Japan’s Inpex Corp. has marked another construction milestone at its Ichthys project after launching the central processing facility (CPF).

The CPF, understood to be the world’s largest semisubmersible, was officially launched from the offshore floating dock at the Samsung Heavy Industries shipyard in Geoje, South Korea, where it has been under construction since 2013.

Inpex Australia president director Australia Seiya Ito said the successful launch was one of the project’s most significant achievements.

“To see this enormous facility in the water is a testament to those who have worked for years to make it a reality,” Ito said.

“This milestone is a clear demonstration that the Ichthys LNG project is making good progress and that we are working in an excellent spirit of cooperation with our Korean contractors.”

Ichthys project managing director Louis Bon said the operation was completed within two days in safe conditions.

“The CPF is now berthed quayside at the shipyard where work is continuing to lift and install the living quarters and integrate and commission all equipment in preparation for the CPF’s sail away,” he said.

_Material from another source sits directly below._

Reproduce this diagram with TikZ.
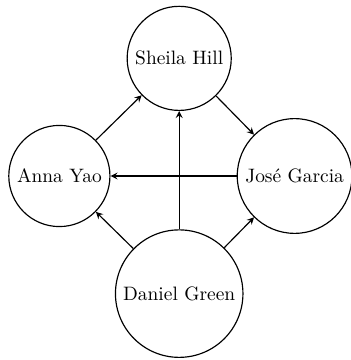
\documentclass[tikz,border=0pt]{standalone}
\usepackage{amsmath}
\usepackage{amssymb}

\begin{document}
\begin{tikzpicture}[scale=1]
%cadre
\useasboundingbox (-3.205,-3.332) rectangle (3.133,3.187);

\tikzset{personne/.style={draw, circle, semithick}}

%les personnes
\node[personne] (sheila) at (0.04,2.13) {Sheila Hill};
\node[personne] (anna) at (-2.13,0) {Anna Yao};
\node[personne] (jose) at (2.13,0) {Jos\'e Garcia};
\node[personne] (daniel) at (0.04,-2.13) {Daniel Green};

%les liens
\draw[semithick,->,>=stealth] (anna) -- (sheila);
\draw[semithick,->,>=stealth] (sheila) -- (jose);
\draw[semithick,->,>=stealth] (jose) -- (anna);
\draw[semithick,->,>=stealth] (daniel) -- (anna);
\draw[semithick,->,>=stealth] (daniel) -- (sheila);
\draw[semithick,->,>=stealth] (daniel) -- (jose);

\end{tikzpicture}
\end{document}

“All teams are working together in a very efficient manner to achieve our next targets.”

Once completed, the CPF will be towed 5,600 km to the Ichthys Field in the Browse Basin, offshore Western Australia, where it will be permanently moored for about 40 years by 40,000 t of chain secured to about 20,000 t of foundation piles.

The Ichthys project is a joint venture between Inpex, French major Total and the Australian subsidiaries of Tokyo Gas, Osaka Gas, Chubu Electric Power and Toho Gas.

Along with announcing a 10 percent project cost blowout to $US37.4 billion, Inpex recently lifted the anticipated annual LNG production capacity for the two-train project from 8.4 Mtpa to 8.9 Mtpa.